Hongrie: Bruxelles envoie Budapest devant la Cour de justice de l'Union

La Commission européenne a décidé aujourd’hui de former un recours contre la Hongrie devant la Cour de justice de l’Union européenne pour non-conformité de sa législation en matière d’asile et de retour avec le droit de l’Union. Motivations invoquées : en matière de procédures d’asile, la procédure aux frontières mise en œuvre par la Hongrie «n’est pas conforme au droit de l’Union car elle ne respecte pas la durée maximale de 4 semaines pendant laquelle une personne peut être retenue dans un centre de transit et ne prévoit pas de garanties particulières en faveur des demandeurs vulnérables», indique-t-on du côté du Berlaymont. De même, «sur son territoire, la Hongrie n’assure pas un accès effectif aux procédures d’asile étant donné que les migrants en situation irrégulière sont raccompagnés par-delà la frontière, même s’ils souhaitent introduire une demande d’asile». Concernant les conditions d’accueil, la Commission considère également «que la rétention illimitée des demandeurs d’asile dans des zones de transit sans respecter les garanties procédurales applicables enfreint les règles de l’Union définies dans la directive sur les conditions d’accueil». Enfin, ajoute-t-elle, la législation hongroise n’est pas davantage conforme à la directive «retour» de l’Union «car elle ne garantit pas que les décisions en matière de retour sont prises sur une base individuelle et contiennent des informations sur les voies de recours. En conséquence, les migrants risquent d’être renvoyés sans les garanties appropriées et en violation du principe de non-refoulement».

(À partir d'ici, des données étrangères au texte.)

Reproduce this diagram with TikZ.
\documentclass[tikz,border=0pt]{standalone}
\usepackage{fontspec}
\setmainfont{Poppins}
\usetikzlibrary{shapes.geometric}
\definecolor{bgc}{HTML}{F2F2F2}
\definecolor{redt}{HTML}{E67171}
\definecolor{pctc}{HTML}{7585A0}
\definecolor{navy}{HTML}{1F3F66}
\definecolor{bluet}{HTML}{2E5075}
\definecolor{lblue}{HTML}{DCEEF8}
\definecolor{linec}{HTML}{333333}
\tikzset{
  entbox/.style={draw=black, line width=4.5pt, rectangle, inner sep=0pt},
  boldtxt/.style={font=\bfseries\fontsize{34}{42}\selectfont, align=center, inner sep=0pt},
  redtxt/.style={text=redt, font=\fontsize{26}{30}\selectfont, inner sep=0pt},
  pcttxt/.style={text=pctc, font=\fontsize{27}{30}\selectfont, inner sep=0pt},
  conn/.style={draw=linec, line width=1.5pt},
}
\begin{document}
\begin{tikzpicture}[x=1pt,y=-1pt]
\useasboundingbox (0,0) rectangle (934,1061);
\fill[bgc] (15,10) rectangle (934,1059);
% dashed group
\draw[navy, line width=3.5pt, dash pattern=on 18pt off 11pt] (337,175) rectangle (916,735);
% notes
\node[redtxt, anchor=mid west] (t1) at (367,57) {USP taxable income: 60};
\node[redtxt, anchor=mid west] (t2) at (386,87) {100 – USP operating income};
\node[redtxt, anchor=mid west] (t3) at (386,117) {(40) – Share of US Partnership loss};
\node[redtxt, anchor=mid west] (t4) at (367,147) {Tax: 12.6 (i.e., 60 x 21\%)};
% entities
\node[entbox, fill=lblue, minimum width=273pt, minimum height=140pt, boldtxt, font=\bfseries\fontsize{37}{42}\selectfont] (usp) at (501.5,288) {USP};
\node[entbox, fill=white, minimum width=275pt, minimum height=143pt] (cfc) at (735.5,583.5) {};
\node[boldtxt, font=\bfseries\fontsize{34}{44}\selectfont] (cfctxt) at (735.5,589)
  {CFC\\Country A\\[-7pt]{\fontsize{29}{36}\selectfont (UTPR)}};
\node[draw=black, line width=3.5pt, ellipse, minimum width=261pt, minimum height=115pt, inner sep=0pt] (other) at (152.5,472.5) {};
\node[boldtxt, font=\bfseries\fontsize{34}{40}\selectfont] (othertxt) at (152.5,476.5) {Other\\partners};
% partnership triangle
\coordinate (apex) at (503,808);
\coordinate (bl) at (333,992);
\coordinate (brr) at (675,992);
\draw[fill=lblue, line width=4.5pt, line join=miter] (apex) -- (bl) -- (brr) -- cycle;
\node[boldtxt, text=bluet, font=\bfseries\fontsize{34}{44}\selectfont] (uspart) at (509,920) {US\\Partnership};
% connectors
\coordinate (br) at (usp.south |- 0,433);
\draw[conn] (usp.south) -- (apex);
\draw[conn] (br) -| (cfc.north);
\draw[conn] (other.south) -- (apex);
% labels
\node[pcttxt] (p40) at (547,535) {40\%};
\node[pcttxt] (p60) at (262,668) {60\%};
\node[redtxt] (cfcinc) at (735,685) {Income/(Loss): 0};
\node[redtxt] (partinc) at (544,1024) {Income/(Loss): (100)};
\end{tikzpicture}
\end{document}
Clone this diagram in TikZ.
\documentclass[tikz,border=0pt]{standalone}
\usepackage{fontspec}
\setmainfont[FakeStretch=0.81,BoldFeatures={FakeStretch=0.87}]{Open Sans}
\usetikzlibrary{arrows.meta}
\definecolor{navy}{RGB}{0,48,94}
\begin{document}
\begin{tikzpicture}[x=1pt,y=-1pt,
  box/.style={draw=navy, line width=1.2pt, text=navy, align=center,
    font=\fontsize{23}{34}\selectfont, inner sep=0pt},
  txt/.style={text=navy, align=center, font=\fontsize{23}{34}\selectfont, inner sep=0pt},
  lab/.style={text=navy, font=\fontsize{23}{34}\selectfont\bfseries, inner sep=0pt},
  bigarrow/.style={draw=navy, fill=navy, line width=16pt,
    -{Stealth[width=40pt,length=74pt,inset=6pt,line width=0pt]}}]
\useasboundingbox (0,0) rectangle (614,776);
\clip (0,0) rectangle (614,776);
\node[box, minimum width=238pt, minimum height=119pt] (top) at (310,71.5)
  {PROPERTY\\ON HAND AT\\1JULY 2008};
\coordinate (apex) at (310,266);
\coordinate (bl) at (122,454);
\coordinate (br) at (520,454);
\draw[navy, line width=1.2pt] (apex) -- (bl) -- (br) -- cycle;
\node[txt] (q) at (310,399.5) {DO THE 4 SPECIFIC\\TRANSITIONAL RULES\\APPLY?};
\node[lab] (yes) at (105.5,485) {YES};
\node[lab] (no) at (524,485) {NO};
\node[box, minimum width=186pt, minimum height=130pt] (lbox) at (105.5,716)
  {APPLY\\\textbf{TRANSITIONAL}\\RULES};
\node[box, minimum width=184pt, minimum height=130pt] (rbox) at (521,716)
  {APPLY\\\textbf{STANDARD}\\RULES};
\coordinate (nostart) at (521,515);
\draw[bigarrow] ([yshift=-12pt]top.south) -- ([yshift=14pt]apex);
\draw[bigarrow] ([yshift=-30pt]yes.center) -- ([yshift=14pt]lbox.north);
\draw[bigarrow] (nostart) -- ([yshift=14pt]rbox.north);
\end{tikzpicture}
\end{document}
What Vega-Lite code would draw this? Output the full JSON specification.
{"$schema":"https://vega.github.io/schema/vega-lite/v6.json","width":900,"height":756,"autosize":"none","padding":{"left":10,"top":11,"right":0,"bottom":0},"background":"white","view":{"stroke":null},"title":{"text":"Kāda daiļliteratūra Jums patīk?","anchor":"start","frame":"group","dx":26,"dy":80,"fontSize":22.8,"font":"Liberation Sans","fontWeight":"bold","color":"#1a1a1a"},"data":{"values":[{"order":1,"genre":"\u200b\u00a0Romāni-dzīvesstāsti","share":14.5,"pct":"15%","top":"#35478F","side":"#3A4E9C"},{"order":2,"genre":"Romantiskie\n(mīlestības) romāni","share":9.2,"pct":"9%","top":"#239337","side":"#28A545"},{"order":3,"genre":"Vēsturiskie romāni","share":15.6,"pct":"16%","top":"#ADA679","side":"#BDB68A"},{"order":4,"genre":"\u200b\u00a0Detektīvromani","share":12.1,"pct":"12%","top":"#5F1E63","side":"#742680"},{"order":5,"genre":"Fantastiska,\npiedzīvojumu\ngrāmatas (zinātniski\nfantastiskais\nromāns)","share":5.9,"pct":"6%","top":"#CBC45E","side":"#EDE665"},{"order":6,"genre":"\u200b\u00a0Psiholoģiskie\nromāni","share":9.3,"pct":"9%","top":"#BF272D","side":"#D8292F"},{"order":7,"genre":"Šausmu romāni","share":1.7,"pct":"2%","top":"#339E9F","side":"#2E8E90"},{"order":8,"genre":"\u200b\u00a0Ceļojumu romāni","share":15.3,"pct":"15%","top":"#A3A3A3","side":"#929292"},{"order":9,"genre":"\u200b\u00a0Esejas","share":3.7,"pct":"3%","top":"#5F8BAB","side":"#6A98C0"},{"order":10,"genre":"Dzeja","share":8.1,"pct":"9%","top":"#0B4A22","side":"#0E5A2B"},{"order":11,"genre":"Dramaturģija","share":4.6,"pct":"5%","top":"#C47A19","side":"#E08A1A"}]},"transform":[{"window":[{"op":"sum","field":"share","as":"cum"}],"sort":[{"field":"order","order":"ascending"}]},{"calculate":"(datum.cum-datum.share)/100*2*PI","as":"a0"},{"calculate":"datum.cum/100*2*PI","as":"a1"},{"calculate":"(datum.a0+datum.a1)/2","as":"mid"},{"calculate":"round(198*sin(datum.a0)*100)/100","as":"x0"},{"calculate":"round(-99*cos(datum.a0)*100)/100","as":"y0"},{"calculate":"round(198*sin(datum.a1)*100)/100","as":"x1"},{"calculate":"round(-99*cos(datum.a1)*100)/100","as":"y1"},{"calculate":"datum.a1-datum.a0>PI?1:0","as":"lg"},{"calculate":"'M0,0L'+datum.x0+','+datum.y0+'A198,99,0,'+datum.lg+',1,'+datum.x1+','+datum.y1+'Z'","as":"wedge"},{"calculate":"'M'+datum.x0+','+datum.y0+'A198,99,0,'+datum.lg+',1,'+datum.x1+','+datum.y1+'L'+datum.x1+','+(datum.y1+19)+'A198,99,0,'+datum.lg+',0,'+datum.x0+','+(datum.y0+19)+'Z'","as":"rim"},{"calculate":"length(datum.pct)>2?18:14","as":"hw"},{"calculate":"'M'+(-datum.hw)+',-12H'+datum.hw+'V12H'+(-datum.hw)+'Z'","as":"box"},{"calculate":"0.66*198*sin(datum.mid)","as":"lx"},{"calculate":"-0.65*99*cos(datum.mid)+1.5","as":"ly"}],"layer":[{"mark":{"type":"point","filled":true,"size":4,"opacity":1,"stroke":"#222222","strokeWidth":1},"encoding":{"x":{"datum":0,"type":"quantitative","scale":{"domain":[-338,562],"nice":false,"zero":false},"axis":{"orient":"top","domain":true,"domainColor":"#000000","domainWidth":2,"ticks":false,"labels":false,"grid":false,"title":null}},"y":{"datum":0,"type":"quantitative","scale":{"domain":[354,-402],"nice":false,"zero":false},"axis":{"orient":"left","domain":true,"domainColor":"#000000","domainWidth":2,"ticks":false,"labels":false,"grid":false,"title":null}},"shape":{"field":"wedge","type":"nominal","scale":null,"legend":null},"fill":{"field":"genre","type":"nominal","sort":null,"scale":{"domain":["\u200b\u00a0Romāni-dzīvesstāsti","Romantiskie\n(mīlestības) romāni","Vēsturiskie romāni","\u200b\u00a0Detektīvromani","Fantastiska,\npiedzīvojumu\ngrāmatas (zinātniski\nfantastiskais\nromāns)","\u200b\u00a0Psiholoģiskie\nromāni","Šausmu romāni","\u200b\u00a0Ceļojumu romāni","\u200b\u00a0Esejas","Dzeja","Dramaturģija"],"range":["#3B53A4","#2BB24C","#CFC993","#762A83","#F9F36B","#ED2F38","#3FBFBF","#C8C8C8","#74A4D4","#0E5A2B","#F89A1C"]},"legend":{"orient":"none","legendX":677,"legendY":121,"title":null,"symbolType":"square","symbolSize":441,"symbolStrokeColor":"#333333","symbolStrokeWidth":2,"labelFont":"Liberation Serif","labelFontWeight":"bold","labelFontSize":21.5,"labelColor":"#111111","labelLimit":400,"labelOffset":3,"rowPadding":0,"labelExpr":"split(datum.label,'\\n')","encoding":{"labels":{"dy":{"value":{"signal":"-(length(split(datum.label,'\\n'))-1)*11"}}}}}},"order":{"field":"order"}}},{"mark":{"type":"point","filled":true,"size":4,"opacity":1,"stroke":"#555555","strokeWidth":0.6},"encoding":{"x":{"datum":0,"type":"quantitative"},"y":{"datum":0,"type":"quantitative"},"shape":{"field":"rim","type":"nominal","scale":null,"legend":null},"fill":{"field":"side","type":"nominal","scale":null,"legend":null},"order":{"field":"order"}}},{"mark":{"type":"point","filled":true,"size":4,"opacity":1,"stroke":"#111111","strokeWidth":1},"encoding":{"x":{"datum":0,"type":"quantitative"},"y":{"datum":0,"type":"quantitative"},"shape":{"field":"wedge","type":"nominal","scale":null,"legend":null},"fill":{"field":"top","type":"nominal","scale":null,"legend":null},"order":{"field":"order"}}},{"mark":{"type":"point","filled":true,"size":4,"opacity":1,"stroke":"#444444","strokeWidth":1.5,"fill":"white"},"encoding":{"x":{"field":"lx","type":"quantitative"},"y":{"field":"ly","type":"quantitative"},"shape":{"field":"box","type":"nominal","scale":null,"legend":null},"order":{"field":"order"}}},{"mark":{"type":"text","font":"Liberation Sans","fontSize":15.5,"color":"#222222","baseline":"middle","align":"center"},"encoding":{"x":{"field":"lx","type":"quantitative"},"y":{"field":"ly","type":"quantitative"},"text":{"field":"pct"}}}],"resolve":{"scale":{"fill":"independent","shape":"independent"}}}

Parallèlement, à ce recours, Bruxelles a également annoncé avoir lancé une seconde procédure contre Budapest et. le gouvernement du Premier minsitre Victor Orban, cette fois par lettre de mise en demeure, suite à la récente adoption de la législation «Stop Soros» qui «érige en infraction pénale toute assistance offerte par toute personne pour le compte d’organisations nationales, internationales et non gouvernementales à des personnes qui souhaitent introduire une demande d’asile ou de permis de séjour en Hongrie». Cette législation «comprend également des mesures qui restreignent les libertés individuelles, en empêchant toute personne faisant l’objet d’une procédure pénale au titre de cette législation d’approcher les zones de transit aux frontières hongroises où les demandeurs d’asile sont retenus», s’est également inquiété la Commission. «Les sanctions vont d’une détention temporaire à une peine d’emprisonnement pouvant aller jusqu’à 1 an et à l’expulsion du pays. En outre, la nouvelle législation et une modification constitutionnelle ont instauré de nouveaux motifs pour déclarer une demande d’asile irrecevable, en limitant le droit d’asile aux seules personnes qui arrivent en Hongrie directement depuis un lieu où leur vie ou leur liberté sont menacées».

Au titre des principales inquiétudes suscitées par le texte quant à sa compatibilité avec le droit de l’Union : l’érection en infraction pénale du soutien aux demandes d’asile et de séjour et les mesures restrictives connexes restreignent le droit des demandeurs d’asile de communiquer avec les organisations nationales, internationales et non gouvernementales concernées et d’être assistés par ces organisations, «ce qui enfreint la directive sur les procédures d’asile et la directive sur les conditions d’accueil» ; la restriction «de manière excessive (de) l’exercice des droits de libre circulation des citoyens de l’Union sans tenir dûment compte des garanties procédurales ou des droits des personnes concernées, ce qui enfreint l’article 20 et l’article 21, paragraphe 1, du traité sur le fonctionnement de l’Union européenne (TFUE) et la directive sur la libre circulation, ainsi que la charte des droits fondamentaux de l’Union européenne»; l’introduction d’un nouveau motif d’irrecevabilité pour les demandes d’asile, non prévu par le droit de l’Union.

Concernant les griefs invoqués dans cette lettre de mise en demeure – première étape d’une procédure d’infraction pour violation du droit de l’Union -, Budapest dispose de deux mois pour répondre aux préoccupations exprimées par la Commission.